Market Access / HEOR & Pricing

Predicting effectiveness from efficacy for an asthma drug to ascertain medical value towards regulators and payers

Building a predictive real-world disease model of asthma by integrating trial efficacy and drivers of efectiveness to predict the effectiveness of a new anti-asthma drug.
Despite being a known chronic disease, there are still important unmet needs in the treatment of asthma due to high patient heterogeneity and the real-world conditions of care. While different drugs may show similar efficacy in trials, their comparative effectiveness can be widely different in the real-world due to the conditions of care and compliance patterns defining the drivers of effectivenes.

Objectives

Bridge the efficacy to effectiveness gap, for optimal pragmatic trial design

Identify and characterize drivers of effectiveness.

Project efficacy endpoints to efficacy outcomes.

Optimize negotiations with payers and study design accordingly.

Methods & solution

Building a predictive disease model in real-world of asthma accounting for the drivers of effectivness of drugs in development and from the standard of care

Using a long term cohort studies on asthma patients.

Definition of prescriptions, 3-level GINA control scores and exacerbations adjusted on the basis of hospital admissions.
Drug possession ratios, used as an indicator of compliance.

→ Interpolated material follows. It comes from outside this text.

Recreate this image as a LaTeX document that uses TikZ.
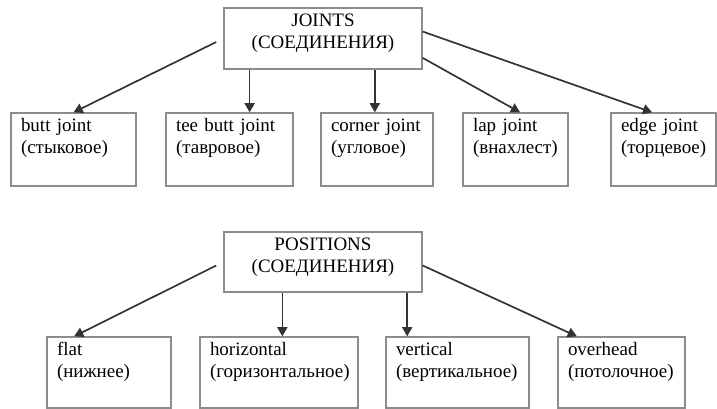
\documentclass[tikz,border=0pt]{standalone}
\usepackage{fontspec}
\setmainfont{Liberation Serif}
\usepackage{tikz}
\usetikzlibrary{shapes, arrows, arrows.meta, calc}
\hyphenpenalty=10000
\tikzstyle{group} = [rectangle, align=center, inner xsep=0.25cm, inner ysep=0.15cm, text height=0.325cm, draw=black!45, line width=0.9pt, font=\fontsize{13.5pt}{15.3pt}\selectfont]
\tikzstyle{kind} = [rectangle, align=left, inner xsep=0.25cm, inner ysep=0.15cm, text height=0.325cm, draw=black!45, line width=0.9pt, font=\fontsize{13.5pt}{15.6pt}\selectfont]
\tikzstyle{arrow} = [line width=1.2pt, draw=black!80, ->, >={Triangle[length=2.3mm, width=2.5mm]}]

\begin{document}
\begin{tikzpicture}
\useasboundingbox (0,0) rectangle (17.925,-10.225);

% Joints
\node (joints) [group, text width=4.45cm, text depth=0.9cm] at (8.075,-0.9625) {JOINTS\\(СОЕДИНЕНИЯ)};
\node (butt) [kind, below of=joints, text width=2.625cm, text depth=1.2cm, xshift=-6.2375cm, yshift=-1.775cm] {butt joint\\(стыковое)};
\node (tee) [kind, right of=butt, text width=2.675cm, text depth=1.2cm, xshift=2.9cm] {tee butt joint\\(тавровое)};
\node (corner) [kind, right of=tee, text width=2.3cm, text depth=1.2cm, xshift=2.6875cm] {corner joint\\(угловое)};
\node (lap) [kind, right of=corner, text width=2.125cm, text depth=1.2cm, xshift=2.4625cm] {lap joint\\(внахлест)};
\node (edge) [kind, right of=lap, text width=2.125cm, text depth=1.2cm, xshift=2.7cm] {edge joint\\(торцевое)};

\draw [arrow, shorten <=0.2cm] (joints.west) -- (butt.north);
\draw [arrow] (joints.203) -- (joints.203 |- tee.north);
\draw [arrow] (joints.329) -- (joints.329 |- corner.north);
\draw [arrow] (joints.349) -- (lap.83);
\draw [arrow] (joints.4) -- (edge.107);

% Positions
\node (positions) [group, below of=joints, text width=4.45cm, text depth=0.875cm, yshift=-4.5875cm] {POSITIONS\\(СОЕДИНЕНИЯ)};
\node (flat) [kind, below of=positions, text width=2.6cm, text depth=1.15cm, xshift=-5.35cm, yshift=-1.7625cm] {flat\\(нижнее)};
\node (horizontal) [kind, right of=flat, text width=3.45cm, text depth=1.15cm, xshift=3.25cm] {horizontal\\(горизонтальное)};
\node (vertical) [kind, right of=horizontal, text width=3.075cm, text depth=1.15cm, xshift=3.4625cm] {vertical\\(вертикальное)};
\node (overhead) [kind, right of=vertical, text width=2.675cm, text depth=1.15cm, xshift=3.1cm] {overhead\\(потолочное)};

\draw [arrow, shorten <=0.2cm] (positions.west) -- (flat.134);
\draw [arrow] (positions.217) -- (positions.217 |- horizontal.north);
\draw [arrow] (positions.340) -- (positions.340 |- vertical.north);
\draw [arrow] (positions.358) -- (overhead.141);

\end{tikzpicture}
\end{document}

Identification and quantification of effectiveness factors such as adherence.

Development of a Bayesian dynamic inhomogeneous Markov model at the patient level to jointly describe prescriptions and outcomes over time.

Results

Adherence and related factors significantly improve long-term effectiveness

Association of treatment changes with disease severity while adherence was significantly improved when patients had treatment changes.

The risk of exacerbation depended on the control score and season.

Control was significantly improved by better adherence.

Impact

Succesful pragmatic trials and postmarketing studies guided by such real-world simulations

  • Adherence and related factors were shown to be highly interacting with long-term efficacy (eg on relapse rate).